Fluoride wars! For years, controversy has raged about the addition of fluoride to our drinking water. Now the issue is back, due to revelations that the city of Loveland has periodically discontinued fluoridation during mainteinance of the water treatment plant. Dental advocates can relax. Fluoridation is back, at a rate of 0.9 milligrams per liter, up from the previous level of 0.7 mg/L. Of course, the tinfoil-hat crowd has descended en masse upon the city in order to protest the decision. Citing health risks, fluorosis (where teeth become white-spotted, yellow, brown-stained or pitted), and the zombification of America, advocates failed to convince the city that fluoridation should be discontinued. Let us examine the issue. Fluoride is good for your teeth!
Fluoride research had its beginnings in 1901, when a young dental school graduate named Frederick McKay left the East Coast to open a dental practice in Colorado Springs, Colorado. He determined that mysterious brown stains on the residents’ teeth were caused by an unknown ingredient in the town’s water supply, which had a curious secondary effect of eliminating dental caries (cavities). What this ingredient might be remained a mystery until 1931, when chemist H.V. Churchill discovered that high levels of naturally occuring fluoride were the cause. At first he refused to believe it. “You’ve contaminated the sample!”, he roared at his lab assistant. “Check it again!” Fluoride, however, was indeed the culprit. But what level is safe?

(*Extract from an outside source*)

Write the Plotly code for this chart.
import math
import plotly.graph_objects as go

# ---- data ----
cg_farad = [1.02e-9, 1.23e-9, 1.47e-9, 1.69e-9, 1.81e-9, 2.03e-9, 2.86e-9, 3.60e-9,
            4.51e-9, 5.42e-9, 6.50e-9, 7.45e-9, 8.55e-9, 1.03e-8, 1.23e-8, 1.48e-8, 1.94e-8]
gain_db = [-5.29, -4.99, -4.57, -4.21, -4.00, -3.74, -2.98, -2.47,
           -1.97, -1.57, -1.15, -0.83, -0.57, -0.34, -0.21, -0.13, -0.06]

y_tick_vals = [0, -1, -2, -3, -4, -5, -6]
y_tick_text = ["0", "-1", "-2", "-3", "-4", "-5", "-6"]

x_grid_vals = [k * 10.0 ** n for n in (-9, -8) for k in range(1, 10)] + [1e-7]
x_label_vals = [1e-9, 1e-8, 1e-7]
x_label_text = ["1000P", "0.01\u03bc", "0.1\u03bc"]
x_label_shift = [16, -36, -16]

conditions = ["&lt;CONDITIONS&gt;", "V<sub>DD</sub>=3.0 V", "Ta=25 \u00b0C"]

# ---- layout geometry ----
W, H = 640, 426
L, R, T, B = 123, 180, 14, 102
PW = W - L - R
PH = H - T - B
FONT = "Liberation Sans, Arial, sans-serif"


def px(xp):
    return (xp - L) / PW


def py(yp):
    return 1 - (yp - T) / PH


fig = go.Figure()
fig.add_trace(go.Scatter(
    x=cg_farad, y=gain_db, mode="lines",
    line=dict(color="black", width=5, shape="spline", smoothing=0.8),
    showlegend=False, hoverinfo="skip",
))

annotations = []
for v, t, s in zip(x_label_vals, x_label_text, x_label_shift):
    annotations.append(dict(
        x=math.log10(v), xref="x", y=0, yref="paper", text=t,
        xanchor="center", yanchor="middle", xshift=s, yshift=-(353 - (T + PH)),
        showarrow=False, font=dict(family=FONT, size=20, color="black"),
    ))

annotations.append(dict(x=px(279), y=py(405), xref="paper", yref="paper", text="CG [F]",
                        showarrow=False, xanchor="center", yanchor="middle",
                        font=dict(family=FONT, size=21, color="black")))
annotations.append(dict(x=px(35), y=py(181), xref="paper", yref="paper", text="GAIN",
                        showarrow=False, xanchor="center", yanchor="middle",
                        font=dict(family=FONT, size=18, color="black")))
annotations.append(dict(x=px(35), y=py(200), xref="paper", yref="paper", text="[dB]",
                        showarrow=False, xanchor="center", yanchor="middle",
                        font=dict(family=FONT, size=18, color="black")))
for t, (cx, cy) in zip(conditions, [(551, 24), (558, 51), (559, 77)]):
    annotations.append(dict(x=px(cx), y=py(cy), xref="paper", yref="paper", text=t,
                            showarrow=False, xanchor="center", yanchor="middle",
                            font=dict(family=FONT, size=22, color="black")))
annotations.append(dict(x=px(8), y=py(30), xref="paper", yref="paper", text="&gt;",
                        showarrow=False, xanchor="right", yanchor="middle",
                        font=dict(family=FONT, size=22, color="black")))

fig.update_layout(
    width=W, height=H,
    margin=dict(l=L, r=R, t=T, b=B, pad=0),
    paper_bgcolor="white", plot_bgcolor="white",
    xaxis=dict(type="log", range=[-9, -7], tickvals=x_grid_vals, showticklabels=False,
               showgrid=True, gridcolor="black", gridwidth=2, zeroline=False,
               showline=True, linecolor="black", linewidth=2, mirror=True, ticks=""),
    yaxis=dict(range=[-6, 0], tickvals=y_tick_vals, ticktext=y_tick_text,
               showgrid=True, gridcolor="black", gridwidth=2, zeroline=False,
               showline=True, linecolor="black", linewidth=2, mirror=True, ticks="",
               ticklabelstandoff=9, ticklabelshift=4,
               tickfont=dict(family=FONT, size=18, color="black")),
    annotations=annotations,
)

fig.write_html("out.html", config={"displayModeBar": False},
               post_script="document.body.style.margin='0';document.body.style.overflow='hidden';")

The Environmental Protection Agency has determined that fluoride is non-toxic up to a level of 4.0 mg/L, with fluorosis (originally known as ‘Colorado Brown Stain’) occuring at levels of 2.0 mg/L and above. This means that the city of Loveland would have to increase fluoride levels by 222% before putting anyone at risk. As long as you don’t swallow your fluoride toothpaste, you’ll be fine.
Precious Bodily Fluids
In the movie ‘Dr. Strangelove’, United States Air Force Brigadier General Jack D. Ripper (Sterling Hayden), commander of Burpelson Air Force Base, orders the SAC 843rd Bomb Wing to commence an attack flight on the Soviet Union. He cites, as his reason for doing so, the fluoridation of our water supply, calling it “A communist plot to pollute our precious bodily fluids”. He was, of course, barking mad. Before fluoridation (and good dentistry), teeth were a transient and painful affair, belonging mostly to the young. Today, luckily, tying a string between a rotting tooth and a doorknob (and then slamming the door!), is a thing of the past.
Nattering nabobs of negativity like to cite studies from India, Mexico, China, and Iran on the mental health effects of fluoride. Not exactly the absolute cutting-edge of scientific research. But it’s no surprise that second and third world countries are desperate to blame anyone (or anything), other than themselves for their troubles. The truth is, too much of anything can be toxic. People have even died from drinking too much water, a very real condition known as hyponatremia (water intoxication). Overexposure to that lucky ‘ol sun? Melanoma. Lots of meat? You’ll end up with cardiovascular disease, like Curly in ‘City Slickers’. “The man ate bacon at every meal. You can’t do that.” Are we really doomed to become a nation of mind-numbed, brown-tooth zombies, intent only on devouring brains, delicious brains? Probably, but it won’t be because of fluoride. Remember, it is always better to base an opinion on facts, rather than emotion!